▸ What the exercise asks:
Check each line for the string "this". Give only the count of lines that have it.

▸ Data section:
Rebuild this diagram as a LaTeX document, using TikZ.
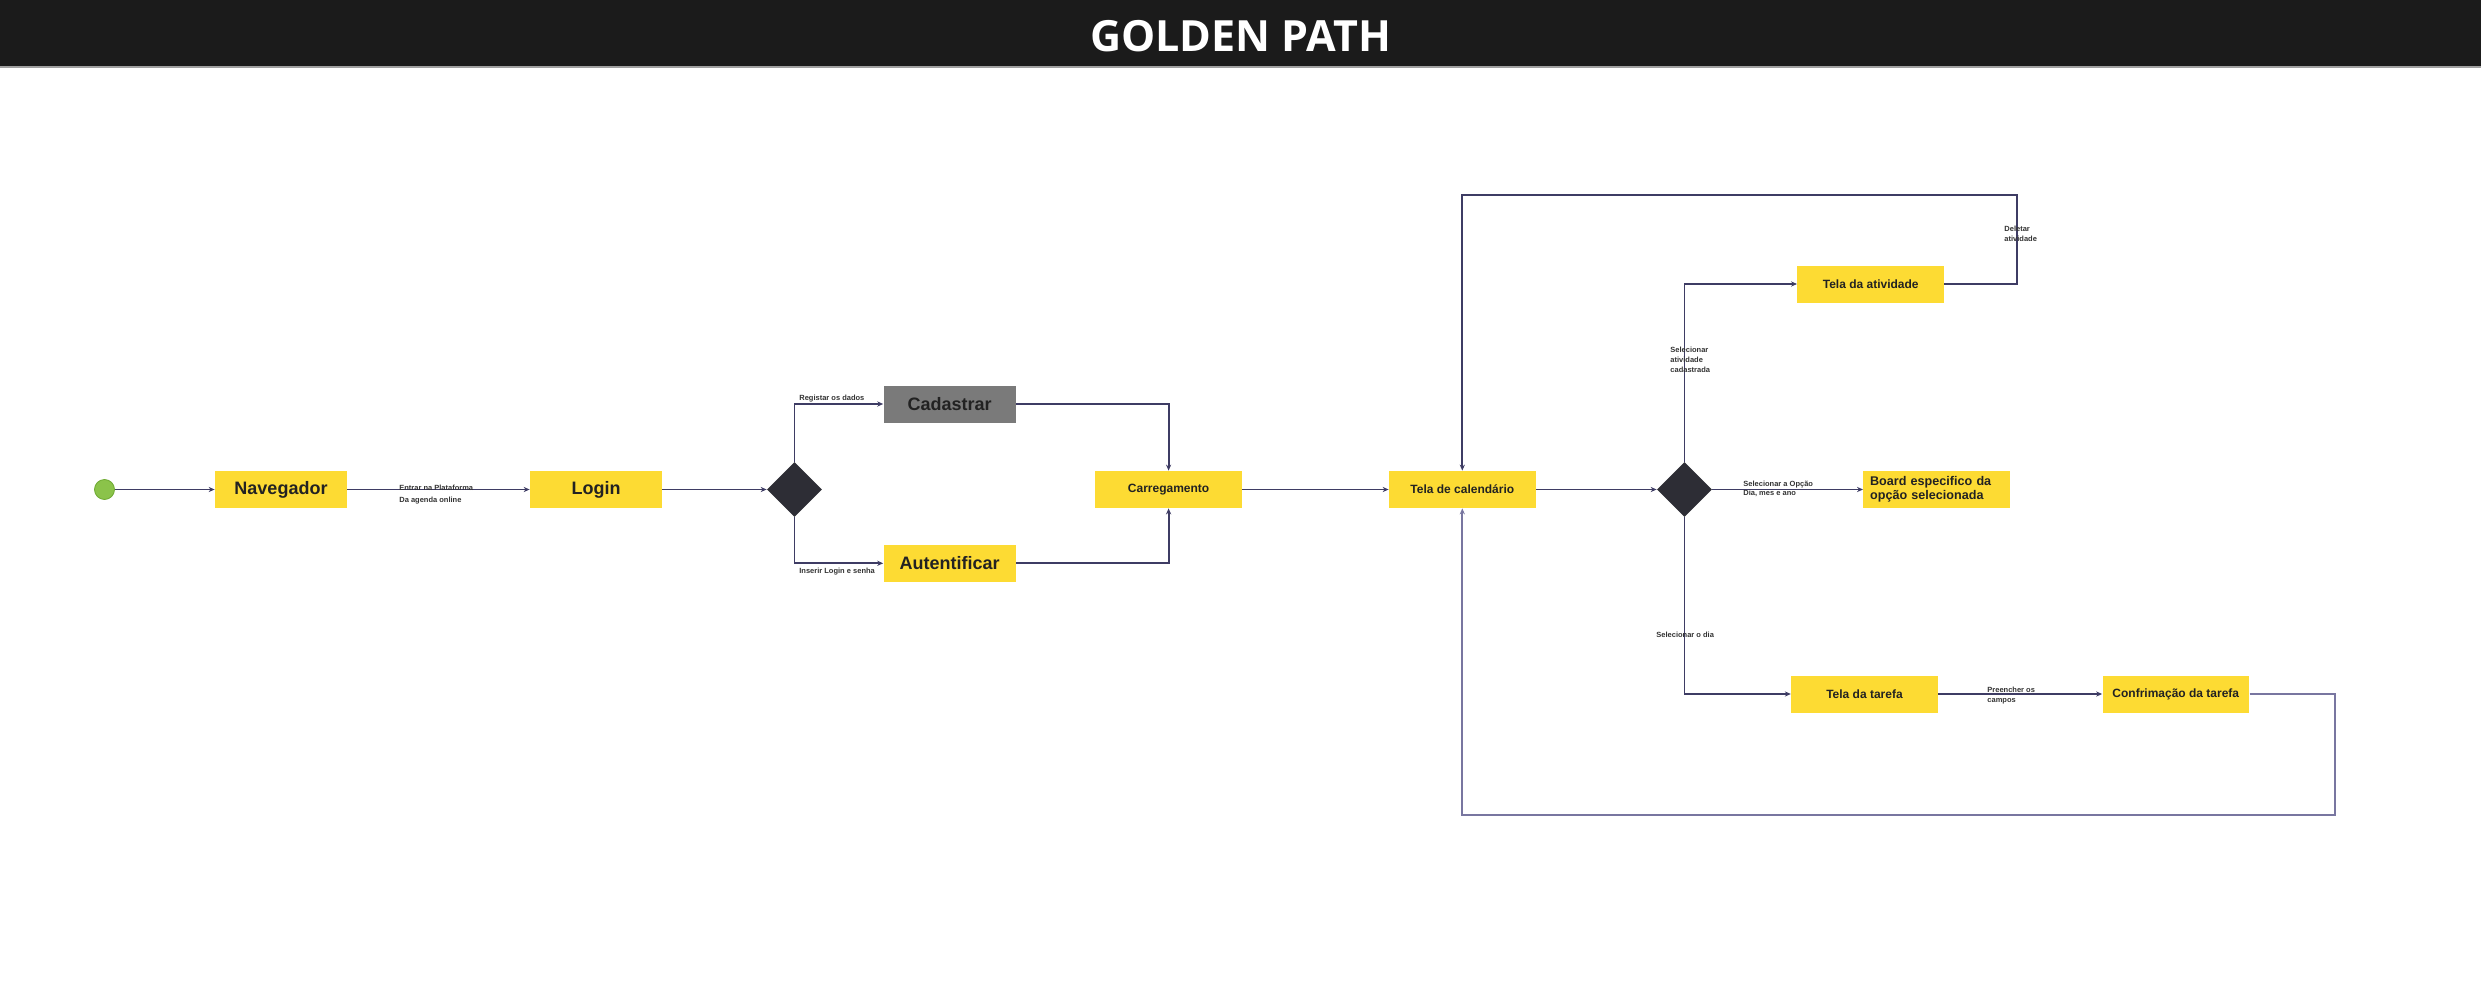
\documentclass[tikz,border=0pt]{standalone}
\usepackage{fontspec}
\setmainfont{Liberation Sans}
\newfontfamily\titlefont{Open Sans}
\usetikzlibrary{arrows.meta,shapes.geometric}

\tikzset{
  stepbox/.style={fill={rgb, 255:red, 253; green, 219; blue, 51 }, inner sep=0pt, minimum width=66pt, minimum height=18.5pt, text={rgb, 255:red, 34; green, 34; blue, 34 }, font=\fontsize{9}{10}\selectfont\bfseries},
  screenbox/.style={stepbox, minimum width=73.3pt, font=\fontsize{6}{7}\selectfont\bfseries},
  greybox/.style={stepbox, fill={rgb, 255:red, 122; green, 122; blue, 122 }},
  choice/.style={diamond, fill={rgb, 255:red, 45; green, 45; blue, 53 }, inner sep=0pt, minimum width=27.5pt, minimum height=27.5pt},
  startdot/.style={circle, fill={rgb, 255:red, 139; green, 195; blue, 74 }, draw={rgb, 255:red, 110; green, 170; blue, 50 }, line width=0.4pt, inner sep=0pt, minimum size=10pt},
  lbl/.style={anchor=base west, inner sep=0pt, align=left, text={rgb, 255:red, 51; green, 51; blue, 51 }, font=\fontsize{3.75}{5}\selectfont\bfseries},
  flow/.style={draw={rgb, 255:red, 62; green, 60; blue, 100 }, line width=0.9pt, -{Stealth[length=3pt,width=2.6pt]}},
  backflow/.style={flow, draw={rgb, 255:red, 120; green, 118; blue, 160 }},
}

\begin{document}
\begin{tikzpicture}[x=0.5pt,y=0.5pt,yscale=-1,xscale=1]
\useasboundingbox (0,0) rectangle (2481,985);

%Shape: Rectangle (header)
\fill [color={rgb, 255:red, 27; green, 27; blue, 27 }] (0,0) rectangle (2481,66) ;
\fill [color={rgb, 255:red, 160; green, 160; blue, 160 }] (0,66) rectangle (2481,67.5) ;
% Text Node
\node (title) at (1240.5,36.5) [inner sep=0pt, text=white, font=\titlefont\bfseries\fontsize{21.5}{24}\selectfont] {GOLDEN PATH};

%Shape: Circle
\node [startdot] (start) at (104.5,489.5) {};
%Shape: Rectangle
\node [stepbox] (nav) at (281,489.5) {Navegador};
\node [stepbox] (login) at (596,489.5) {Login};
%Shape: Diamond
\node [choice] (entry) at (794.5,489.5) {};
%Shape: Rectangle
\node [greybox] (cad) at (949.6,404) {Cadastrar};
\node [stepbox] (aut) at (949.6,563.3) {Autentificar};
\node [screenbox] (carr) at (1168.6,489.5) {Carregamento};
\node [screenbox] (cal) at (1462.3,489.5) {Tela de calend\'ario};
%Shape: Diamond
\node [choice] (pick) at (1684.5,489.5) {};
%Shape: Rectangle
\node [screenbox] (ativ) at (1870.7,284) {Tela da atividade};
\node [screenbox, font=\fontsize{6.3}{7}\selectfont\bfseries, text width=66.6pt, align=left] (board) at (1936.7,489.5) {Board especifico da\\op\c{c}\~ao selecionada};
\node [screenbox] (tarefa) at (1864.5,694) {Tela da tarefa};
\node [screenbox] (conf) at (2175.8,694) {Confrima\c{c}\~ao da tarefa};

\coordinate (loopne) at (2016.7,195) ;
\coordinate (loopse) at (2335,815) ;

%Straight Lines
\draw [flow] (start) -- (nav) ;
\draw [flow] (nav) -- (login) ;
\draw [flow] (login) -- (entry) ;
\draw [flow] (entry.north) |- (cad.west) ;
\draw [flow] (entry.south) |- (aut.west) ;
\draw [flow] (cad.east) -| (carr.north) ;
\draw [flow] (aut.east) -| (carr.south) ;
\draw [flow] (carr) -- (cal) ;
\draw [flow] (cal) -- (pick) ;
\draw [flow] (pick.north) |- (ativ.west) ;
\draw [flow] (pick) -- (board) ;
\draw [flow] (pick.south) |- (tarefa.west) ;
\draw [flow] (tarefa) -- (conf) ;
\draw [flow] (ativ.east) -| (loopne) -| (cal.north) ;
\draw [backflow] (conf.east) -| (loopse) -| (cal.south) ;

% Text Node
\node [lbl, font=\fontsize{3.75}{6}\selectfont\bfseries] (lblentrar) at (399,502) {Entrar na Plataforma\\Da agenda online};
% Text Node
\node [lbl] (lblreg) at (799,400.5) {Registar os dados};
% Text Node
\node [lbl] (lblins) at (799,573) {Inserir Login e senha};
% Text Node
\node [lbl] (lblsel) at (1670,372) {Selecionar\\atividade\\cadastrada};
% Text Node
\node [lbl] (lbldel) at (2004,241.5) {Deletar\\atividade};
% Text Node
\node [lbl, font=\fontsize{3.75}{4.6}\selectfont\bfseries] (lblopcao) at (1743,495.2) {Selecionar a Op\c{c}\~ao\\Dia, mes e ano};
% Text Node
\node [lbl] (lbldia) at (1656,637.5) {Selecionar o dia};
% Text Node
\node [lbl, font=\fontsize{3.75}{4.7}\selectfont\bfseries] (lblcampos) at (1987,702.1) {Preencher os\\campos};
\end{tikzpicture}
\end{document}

==

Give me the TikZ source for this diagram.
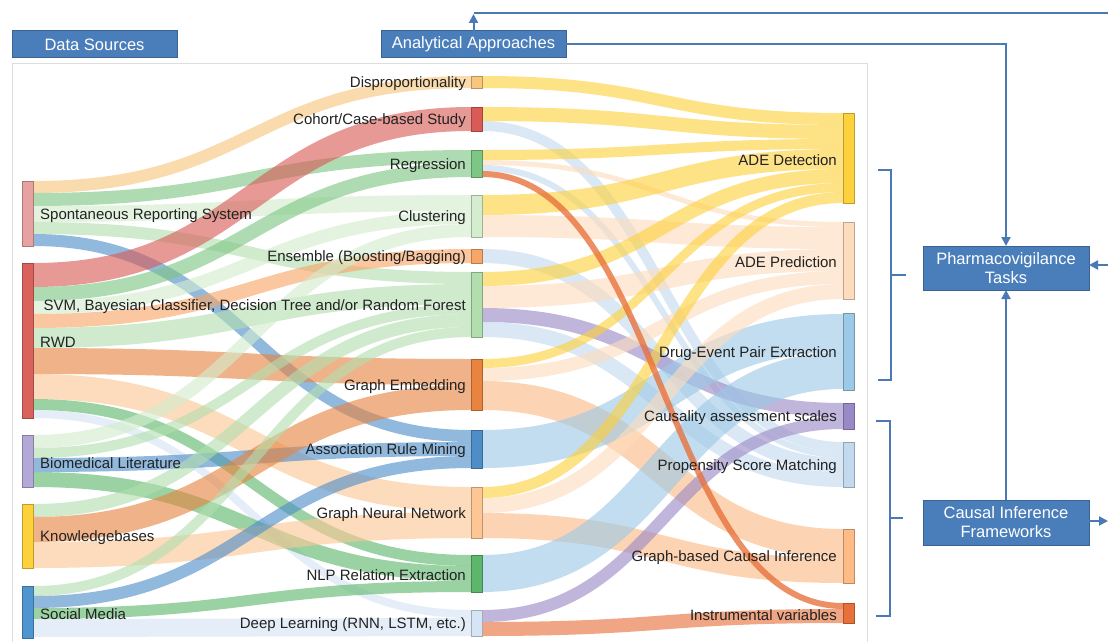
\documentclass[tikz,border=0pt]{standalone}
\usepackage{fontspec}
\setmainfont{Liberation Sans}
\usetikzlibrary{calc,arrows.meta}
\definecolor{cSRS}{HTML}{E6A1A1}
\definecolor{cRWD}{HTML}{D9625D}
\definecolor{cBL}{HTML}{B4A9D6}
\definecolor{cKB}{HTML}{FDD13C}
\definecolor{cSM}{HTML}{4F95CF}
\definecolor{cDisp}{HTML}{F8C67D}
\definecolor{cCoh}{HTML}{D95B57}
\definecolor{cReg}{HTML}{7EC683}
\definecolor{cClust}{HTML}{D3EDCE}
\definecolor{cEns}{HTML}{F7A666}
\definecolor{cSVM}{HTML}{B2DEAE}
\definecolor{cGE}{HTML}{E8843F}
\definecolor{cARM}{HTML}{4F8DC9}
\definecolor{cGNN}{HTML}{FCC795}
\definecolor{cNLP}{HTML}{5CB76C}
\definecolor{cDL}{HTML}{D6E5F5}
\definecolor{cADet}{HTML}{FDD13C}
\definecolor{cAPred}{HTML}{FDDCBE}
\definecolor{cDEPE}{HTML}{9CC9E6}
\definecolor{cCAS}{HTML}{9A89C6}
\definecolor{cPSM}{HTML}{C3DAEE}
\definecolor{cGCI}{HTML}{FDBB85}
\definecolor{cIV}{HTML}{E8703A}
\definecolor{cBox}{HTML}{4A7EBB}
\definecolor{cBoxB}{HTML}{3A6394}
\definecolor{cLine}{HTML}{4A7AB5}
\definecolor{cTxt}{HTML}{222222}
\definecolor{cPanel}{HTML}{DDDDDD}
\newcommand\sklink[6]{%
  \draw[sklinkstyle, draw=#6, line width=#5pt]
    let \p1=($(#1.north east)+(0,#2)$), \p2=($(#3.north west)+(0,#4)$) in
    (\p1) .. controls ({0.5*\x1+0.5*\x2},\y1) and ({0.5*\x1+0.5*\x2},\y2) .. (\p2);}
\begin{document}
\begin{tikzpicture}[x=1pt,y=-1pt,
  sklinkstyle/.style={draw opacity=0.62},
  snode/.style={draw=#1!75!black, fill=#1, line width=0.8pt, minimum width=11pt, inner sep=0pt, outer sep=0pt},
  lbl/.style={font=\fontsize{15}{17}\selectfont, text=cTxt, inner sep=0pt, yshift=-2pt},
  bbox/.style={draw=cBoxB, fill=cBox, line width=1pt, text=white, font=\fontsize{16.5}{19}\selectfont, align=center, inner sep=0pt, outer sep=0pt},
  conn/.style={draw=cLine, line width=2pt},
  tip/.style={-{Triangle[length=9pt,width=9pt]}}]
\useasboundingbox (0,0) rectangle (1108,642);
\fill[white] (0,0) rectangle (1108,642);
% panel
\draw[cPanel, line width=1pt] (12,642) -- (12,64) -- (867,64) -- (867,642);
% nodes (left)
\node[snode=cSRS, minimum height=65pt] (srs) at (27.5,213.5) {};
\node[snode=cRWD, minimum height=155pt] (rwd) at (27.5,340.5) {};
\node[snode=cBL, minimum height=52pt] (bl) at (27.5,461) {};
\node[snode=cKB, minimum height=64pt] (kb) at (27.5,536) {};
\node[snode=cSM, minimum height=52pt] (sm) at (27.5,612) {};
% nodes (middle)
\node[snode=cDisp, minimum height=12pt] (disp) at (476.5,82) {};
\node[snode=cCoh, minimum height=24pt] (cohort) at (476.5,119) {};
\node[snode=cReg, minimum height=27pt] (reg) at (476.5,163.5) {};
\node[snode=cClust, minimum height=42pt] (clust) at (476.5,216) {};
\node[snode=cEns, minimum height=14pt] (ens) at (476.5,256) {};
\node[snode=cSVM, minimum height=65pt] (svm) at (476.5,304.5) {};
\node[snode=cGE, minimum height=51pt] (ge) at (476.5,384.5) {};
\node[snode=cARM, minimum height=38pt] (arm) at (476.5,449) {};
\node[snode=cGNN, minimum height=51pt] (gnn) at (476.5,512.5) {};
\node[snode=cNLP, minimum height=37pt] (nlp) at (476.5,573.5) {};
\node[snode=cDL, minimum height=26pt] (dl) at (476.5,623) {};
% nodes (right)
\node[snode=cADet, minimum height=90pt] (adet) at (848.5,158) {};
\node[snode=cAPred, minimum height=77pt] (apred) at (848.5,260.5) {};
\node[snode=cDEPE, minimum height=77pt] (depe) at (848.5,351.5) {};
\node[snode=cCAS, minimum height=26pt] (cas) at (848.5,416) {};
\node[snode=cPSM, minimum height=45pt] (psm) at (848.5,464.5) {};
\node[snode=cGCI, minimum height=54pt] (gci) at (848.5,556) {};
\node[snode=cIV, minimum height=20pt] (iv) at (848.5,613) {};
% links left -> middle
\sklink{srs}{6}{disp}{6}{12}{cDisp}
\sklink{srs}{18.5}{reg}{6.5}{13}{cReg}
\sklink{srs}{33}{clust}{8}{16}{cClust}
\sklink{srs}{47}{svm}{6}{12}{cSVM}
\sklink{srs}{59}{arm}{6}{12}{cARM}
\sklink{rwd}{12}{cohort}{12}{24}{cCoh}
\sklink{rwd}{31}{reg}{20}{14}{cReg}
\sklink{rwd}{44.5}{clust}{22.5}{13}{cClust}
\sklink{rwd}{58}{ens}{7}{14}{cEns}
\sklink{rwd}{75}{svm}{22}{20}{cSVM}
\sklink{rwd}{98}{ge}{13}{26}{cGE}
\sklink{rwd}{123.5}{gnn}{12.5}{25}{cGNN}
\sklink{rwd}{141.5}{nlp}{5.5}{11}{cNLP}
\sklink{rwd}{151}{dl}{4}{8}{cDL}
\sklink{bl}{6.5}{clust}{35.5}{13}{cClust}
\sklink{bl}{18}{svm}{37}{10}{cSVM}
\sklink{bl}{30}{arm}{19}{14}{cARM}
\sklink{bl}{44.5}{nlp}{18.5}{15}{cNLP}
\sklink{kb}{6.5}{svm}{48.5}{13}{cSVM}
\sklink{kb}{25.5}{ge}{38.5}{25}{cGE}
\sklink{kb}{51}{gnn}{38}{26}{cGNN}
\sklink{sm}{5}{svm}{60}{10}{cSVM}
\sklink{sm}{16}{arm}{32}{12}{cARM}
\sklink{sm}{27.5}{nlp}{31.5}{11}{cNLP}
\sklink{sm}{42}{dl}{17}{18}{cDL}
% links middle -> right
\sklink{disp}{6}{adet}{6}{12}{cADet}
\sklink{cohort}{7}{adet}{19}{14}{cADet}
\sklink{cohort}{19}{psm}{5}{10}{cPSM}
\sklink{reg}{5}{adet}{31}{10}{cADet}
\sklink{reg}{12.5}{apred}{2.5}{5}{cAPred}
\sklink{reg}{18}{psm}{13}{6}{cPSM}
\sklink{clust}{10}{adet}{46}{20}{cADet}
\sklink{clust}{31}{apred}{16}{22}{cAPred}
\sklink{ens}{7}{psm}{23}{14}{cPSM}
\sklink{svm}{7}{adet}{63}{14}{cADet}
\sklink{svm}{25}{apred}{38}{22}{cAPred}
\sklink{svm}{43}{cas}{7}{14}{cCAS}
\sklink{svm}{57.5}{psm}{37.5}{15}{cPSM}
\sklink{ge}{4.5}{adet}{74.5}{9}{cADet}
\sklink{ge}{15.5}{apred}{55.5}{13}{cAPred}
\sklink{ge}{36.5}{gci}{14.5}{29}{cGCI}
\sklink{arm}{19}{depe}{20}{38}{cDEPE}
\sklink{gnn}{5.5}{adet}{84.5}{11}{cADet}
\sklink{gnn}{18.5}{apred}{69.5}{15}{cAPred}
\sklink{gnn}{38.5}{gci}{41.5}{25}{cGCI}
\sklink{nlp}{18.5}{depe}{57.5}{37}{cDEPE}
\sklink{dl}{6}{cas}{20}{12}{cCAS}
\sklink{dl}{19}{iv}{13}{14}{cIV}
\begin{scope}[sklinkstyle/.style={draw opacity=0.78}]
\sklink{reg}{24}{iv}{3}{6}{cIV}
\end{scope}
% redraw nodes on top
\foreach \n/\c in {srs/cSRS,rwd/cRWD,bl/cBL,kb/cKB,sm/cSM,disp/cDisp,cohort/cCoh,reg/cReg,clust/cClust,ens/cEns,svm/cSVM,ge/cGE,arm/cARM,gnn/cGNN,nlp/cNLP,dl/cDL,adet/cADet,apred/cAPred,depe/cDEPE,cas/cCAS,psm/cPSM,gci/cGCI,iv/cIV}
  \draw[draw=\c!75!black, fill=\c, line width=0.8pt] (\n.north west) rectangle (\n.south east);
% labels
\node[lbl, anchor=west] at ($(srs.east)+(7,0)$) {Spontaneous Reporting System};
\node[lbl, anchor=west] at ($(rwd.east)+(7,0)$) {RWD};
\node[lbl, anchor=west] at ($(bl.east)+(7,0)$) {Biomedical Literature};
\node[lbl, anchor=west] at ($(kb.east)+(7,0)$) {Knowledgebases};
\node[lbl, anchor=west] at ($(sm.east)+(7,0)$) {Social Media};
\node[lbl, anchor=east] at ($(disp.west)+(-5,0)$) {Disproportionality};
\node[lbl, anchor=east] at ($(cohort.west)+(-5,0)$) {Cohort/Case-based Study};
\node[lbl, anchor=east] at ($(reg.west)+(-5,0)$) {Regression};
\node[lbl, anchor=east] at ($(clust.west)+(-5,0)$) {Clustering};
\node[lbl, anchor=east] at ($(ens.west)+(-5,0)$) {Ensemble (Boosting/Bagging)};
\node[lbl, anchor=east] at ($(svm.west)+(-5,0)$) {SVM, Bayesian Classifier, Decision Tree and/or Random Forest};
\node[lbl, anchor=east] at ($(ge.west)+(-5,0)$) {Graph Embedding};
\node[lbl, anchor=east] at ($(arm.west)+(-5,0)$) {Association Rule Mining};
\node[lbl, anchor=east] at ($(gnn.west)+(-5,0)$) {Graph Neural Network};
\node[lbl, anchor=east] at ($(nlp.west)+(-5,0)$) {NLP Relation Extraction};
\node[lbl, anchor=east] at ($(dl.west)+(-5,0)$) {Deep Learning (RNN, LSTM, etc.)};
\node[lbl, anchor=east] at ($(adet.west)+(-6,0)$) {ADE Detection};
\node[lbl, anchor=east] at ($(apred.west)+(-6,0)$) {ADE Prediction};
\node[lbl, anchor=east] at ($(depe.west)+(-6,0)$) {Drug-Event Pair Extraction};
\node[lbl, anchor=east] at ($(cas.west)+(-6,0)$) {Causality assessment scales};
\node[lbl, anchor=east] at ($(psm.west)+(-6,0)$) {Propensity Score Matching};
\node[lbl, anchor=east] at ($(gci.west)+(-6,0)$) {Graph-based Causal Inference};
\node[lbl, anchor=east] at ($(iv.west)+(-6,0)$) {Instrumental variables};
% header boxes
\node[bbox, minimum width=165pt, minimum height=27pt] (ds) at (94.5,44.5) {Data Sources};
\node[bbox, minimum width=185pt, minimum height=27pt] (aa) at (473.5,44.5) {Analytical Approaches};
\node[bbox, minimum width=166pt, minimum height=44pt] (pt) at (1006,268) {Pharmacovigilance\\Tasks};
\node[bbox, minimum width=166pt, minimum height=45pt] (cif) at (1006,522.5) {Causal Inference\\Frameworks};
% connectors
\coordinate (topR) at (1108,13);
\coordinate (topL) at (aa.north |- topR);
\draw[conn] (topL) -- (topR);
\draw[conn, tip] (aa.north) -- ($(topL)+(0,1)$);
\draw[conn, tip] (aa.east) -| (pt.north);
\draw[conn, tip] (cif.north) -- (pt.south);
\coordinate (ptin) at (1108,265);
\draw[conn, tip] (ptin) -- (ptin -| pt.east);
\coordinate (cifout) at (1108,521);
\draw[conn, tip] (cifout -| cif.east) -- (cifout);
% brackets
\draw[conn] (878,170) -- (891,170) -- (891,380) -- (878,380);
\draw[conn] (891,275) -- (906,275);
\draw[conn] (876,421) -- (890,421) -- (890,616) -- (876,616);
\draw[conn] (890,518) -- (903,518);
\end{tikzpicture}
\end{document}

▸ The solution:
2